Did the ending of kosher rules for Christians start with Jesus himself? Did He nosh a nice ham and cheese with his goyim buddies?
If not, when did Christians stop following the kosher rules?
Did the ending of kosher rules for Christians start with Jesus himself? Did He nosh a nice ham and cheese with his goyim buddies?
If not, when did Christians stop following the kosher rules?
Acts 10:9-15. “On the morrow, as they went on their journey, and drew nigh unto the city, Peter went up upon the housetop to pray about the sixth hour: And he became very hungry, and would have eaten: but while they made ready, he fell into a trance, And saw heaven opened, and a certain vessel descending upon him, as it had been a great sheet knit at the four corners, and let down to the earth: Wherein were all manner of fourfooted beasts of the earth, and wild beasts, and creeping things, and fowls of the air. And there came a voice to him, Rise, Peter; kill, and eat. But Peter said, Not so, Lord; for I have never eaten any thing that is common or unclean. And the voice spake unto him again the second time, What God hath cleansed, that call not thou common.”
So, yes, all the apostles would have kept kosher until this incident.
Well, Jesus is reported to have flouted some of the hygiene laws to make the point that it isn’t what goes into a man’s mouth than makes him unclean, it’s what comes out.
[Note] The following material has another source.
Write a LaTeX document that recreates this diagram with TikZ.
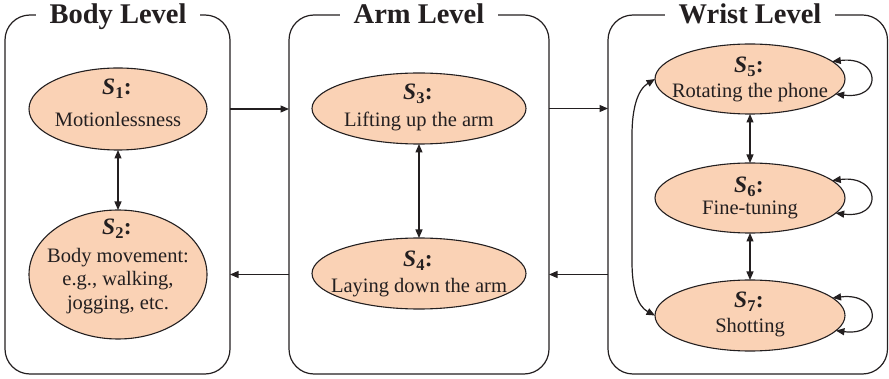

And there’s that bit where Peter is instructed (in a dream or vision, by a voice he responded to as ‘Lord’) to eat animals he considered unclean; I know this is supposed to be an analogy of the gentiles, but that doesn’t necessarily disqualify it as having a more mundane interpretation too.
OTOH, in Acts 15, James instructs his audience to abstain from blood and the meat of strangled animals.
How much of this had to do with Paul’s efforts to spread Christianity to the Gentiles? It certainly makes it easier to add converts if they don’t have to change the foods they eat. I mean all that “love they neighbor” crap is hard enough without having to ditch the har gow, or have to decline when the waiter says: “today the chef is serving a wonderful Anatolian kid goat simmered in a sauce of its mother’s milk, accomplanied by fresh Mediteranian scallops.”
Also there were some Christians, called Judaizers, that maintained that they were bound by the Jewish customs. http://www.newadvent.org/cathen/08537a.htm
Wasn’t it part of the deal struck between Paul and James, that Gentiles need not uphold the Jewish laws, while (converted) Jews had to?
UM. See the last paragraph in my cite.
That is incorrect.
The symbolism of this vision, as John Mace pointed out, was that The Good News about the Christ was no longer to be a “Jew-Only” affair, and henceforth preaching about the Christ/Messiah was to include Gentiles. This was a vision, and Peter himself clarifies it’s meaning, in the verses that followed: (KJV)
Bolding mine
Christians are no longer required to keep the dietary restrictions of the Law Code. But these are not the scrpitures that make that case.
As I said above, just because the vision is argued to have a spiritual interpretation, doesn’t mean it cannot have an additional mundane one. That’s the whole reason why spiritual parables/analogies etc work - they reflect a plausible real-world scenario.
There is no need to misapply a scripture because it might mean something else. There are adequate scrpiptures that show that the Messiah (Christ) was for the Jews, and sent for the Jews. There are also scriptures that show that the Apostles largely recognized that the rigidity of the Law Code no longer applied to them after the Christ arrived and was killed.
There were disputes however, especially among the [now Christian] Pharisees, who were known to be sticklers in matters of the Law.
At any rate, there is no need to take liberties with this text–and expand it to mean something that it just doesn’t say. There are other texts that say just that, and don’t require us to guess, speculate or put words into the author’s mouth that they just didn’t say.
I recall someone’s saying that the Last Supper was a Seder. Is that right?
http://www.jewfaq.org/holidaya.htm
Yep, generally, it’s believed to have been such.